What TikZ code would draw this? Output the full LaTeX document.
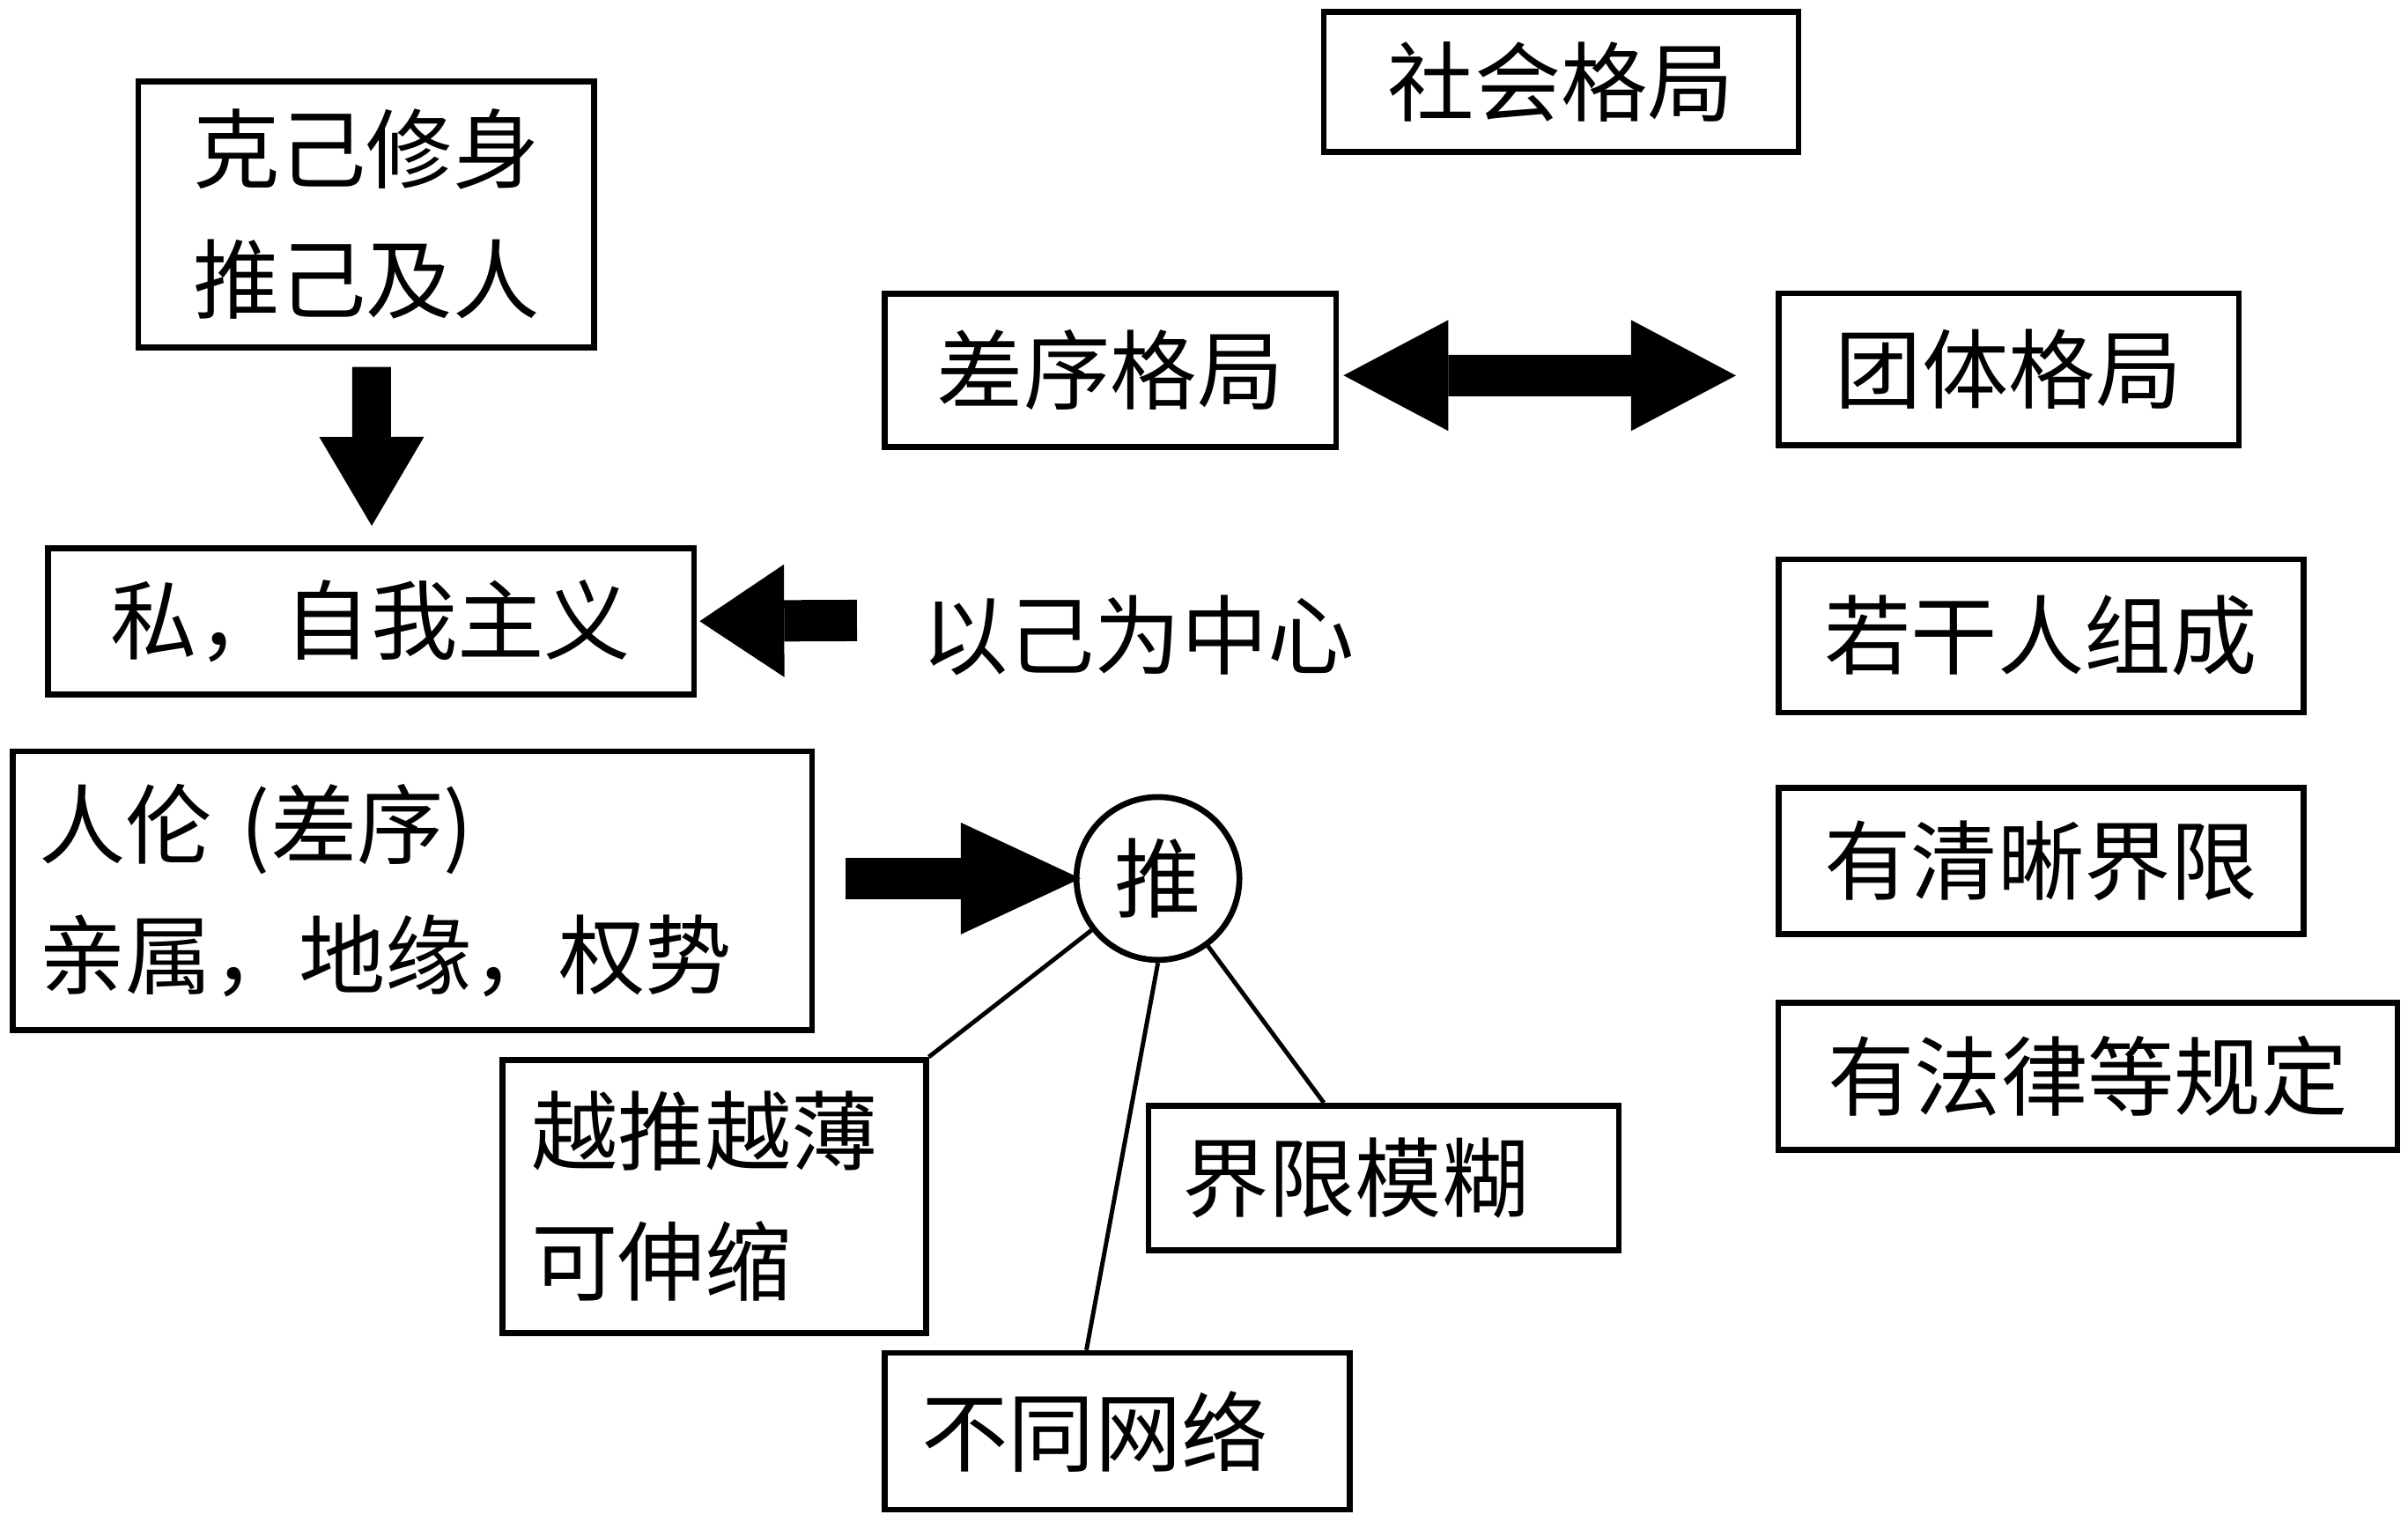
\documentclass[tikz,border=0pt]{standalone}
\usepackage{fontspec}
\setmainfont{Noto Sans CJK SC}
\usetikzlibrary{arrows.meta}
\begin{document}
\begin{tikzpicture}[x=0.017436cm, y=-0.017436cm,
  font=\fontsize{28}{42}\selectfont,
  box/.style={draw, line width=1.9pt, inner sep=0pt, align=center},
  lbox/.style={box, align=left},
  fat/.style={-{Triangle[line width=0pt 0 0, #1]}},
  link/.style={line width=1.4pt}]
  \useasboundingbox (0,0) rectangle (1568,991);
  % left side
  \node[box, minimum width=5.18cm, minimum height=3.02cm] (kj) at (238.5,139.5) {克己修身\\推己及人};
  \node[box, minimum width=7.34cm, minimum height=1.66cm] (si) at (241.5,404.5) {私，自我主义};
  \node (ego) at (741,414) {以己为中心};
  \node[lbox, text width=8.48cm, inner xsep=0.3cm, minimum height=3.17cm] (rl) at (268.5,580) {人伦\,\,(差序)\\亲属，地缘，权势};
  \node[draw, circle, line width=1.9pt, minimum size=1.85cm, inner sep=0pt] (tui) at (754,572) {推};
  \node[lbox, text width=4.15cm, inner xsep=0.33cm, minimum height=3.10cm] (yt) at (465,779) {越推越薄\\可伸缩};
  \node[lbox, text width=4.58cm, inner xsep=0.38cm, minimum height=1.64cm] (jx) at (901,767) {界限模糊};
  \node[lbox, text width=4.44cm, inner xsep=0.42cm, minimum height=1.78cm] (bt) at (727.5,932) {不同网络};
  % top and right side
  \node[box, minimum width=5.39cm, minimum height=1.59cm] (sh) at (1016.5,53.5) {社会格局};
  \node[box, minimum width=5.13cm, minimum height=1.74cm] (cx) at (723,241) {差序格局};
  \node[box, minimum width=5.23cm, minimum height=1.73cm] (tt) at (1308,240.5) {团体格局};
  \node[box, minimum width=5.96cm, minimum height=1.74cm] (rg) at (1329,414) {若干人组成};
  \node[box, minimum width=5.96cm, minimum height=1.66cm] (qx) at (1329,560.5) {有清晰界限};
  \node[box, minimum width=7.03cm, minimum height=1.67cm] (fl) at (1359.5,701) {有法律等规定};
  % block arrows
  \draw[fat={width=1.19cm, length=1.01cm}, line width=0.44cm, shorten <=0.19cm, shorten >=0.22cm]
    ([xshift=0.06cm]kj.south) -- ([xshift=0.01cm]si.north);
  \coordinate (pin) at (558,404);
  \draw[fat={width=1.28cm, length=0.96cm}, line width=0.47cm, shorten >=0.03cm] (pin) -- (si.east);
  \draw[fat={width=1.27cm, length=1.36cm}, line width=0.47cm, shorten <=0.35cm, shorten >=-0.08cm]
    (rl.east |- tui.west) -- (tui.west);
  \draw[{Triangle[line width=0pt 0 0, width=1.26cm, length=1.19cm]}-{Triangle[line width=0pt 0 0, width=1.26cm, length=1.19cm]},
    line width=0.47cm, shorten <=0.05cm, shorten >=0.45cm]
    ([yshift=-0.06cm]cx.east) -- ([yshift=-0.07cm]tt.west);
  % thin links
  \draw[link] (tui) -- (yt.north east);
  \draw[link] (tui.south) -- ([xshift=-0.35cm]bt.north);
  \draw[link] (tui) -- ([xshift=-0.68cm]jx.north);
\end{tikzpicture}
\end{document}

§ §

All of the data above should be quoted exactly, except for the pictures.

* **Expected answer**
What TikZ code would draw this? Output the full LaTeX document.
\documentclass[tikz,border=0pt]{standalone}
\usepackage{fontspec}
\setmainfont{Noto Sans CJK SC}
\usetikzlibrary{arrows.meta}
\begin{document}
\begin{tikzpicture}[x=0.017436cm, y=-0.017436cm,
  font=\fontsize{28}{42}\selectfont,
  box/.style={draw, line width=1.9pt, inner sep=0pt, align=center},
  lbox/.style={box, align=left},
  fat/.style={-{Triangle[line width=0pt 0 0, #1]}},
  link/.style={line width=1.4pt}]
  \useasboundingbox (0,0) rectangle (1568,991);
  % left side
  \node[box, minimum width=5.18cm, minimum height=3.02cm] (kj) at (238.5,139.5) {克己修身\\推己及人};
  \node[box, minimum width=7.34cm, minimum height=1.66cm] (si) at (241.5,404.5) {私，自我主义};
  \node (ego) at (741,414) {以己为中心};
  \node[lbox, text width=8.48cm, inner xsep=0.3cm, minimum height=3.17cm] (rl) at (268.5,580) {人伦\,\,(差序)\\亲属，地缘，权势};
  \node[draw, circle, line width=1.9pt, minimum size=1.85cm, inner sep=0pt] (tui) at (754,572) {推};
  \node[lbox, text width=4.15cm, inner xsep=0.33cm, minimum height=3.10cm] (yt) at (465,779) {越推越薄\\可伸缩};
  \node[lbox, text width=4.58cm, inner xsep=0.38cm, minimum height=1.64cm] (jx) at (901,767) {界限模糊};
  \node[lbox, text width=4.44cm, inner xsep=0.42cm, minimum height=1.78cm] (bt) at (727.5,932) {不同网络};
  % top and right side
  \node[box, minimum width=5.39cm, minimum height=1.59cm] (sh) at (1016.5,53.5) {社会格局};
  \node[box, minimum width=5.13cm, minimum height=1.74cm] (cx) at (723,241) {差序格局};
  \node[box, minimum width=5.23cm, minimum height=1.73cm] (tt) at (1308,240.5) {团体格局};
  \node[box, minimum width=5.96cm, minimum height=1.74cm] (rg) at (1329,414) {若干人组成};
  \node[box, minimum width=5.96cm, minimum height=1.66cm] (qx) at (1329,560.5) {有清晰界限};
  \node[box, minimum width=7.03cm, minimum height=1.67cm] (fl) at (1359.5,701) {有法律等规定};
  % block arrows
  \draw[fat={width=1.19cm, length=1.01cm}, line width=0.44cm, shorten <=0.19cm, shorten >=0.22cm]
    ([xshift=0.06cm]kj.south) -- ([xshift=0.01cm]si.north);
  \coordinate (pin) at (558,404);
  \draw[fat={width=1.28cm, length=0.96cm}, line width=0.47cm, shorten >=0.03cm] (pin) -- (si.east);
  \draw[fat={width=1.27cm, length=1.36cm}, line width=0.47cm, shorten <=0.35cm, shorten >=-0.08cm]
    (rl.east |- tui.west) -- (tui.west);
  \draw[{Triangle[line width=0pt 0 0, width=1.26cm, length=1.19cm]}-{Triangle[line width=0pt 0 0, width=1.26cm, length=1.19cm]},
    line width=0.47cm, shorten <=0.05cm, shorten >=0.45cm]
    ([yshift=-0.06cm]cx.east) -- ([yshift=-0.07cm]tt.west);
  % thin links
  \draw[link] (tui) -- (yt.north east);
  \draw[link] (tui.south) -- ([xshift=-0.35cm]bt.north);
  \draw[link] (tui) -- ([xshift=-0.68cm]jx.north);
\end{tikzpicture}
\end{document}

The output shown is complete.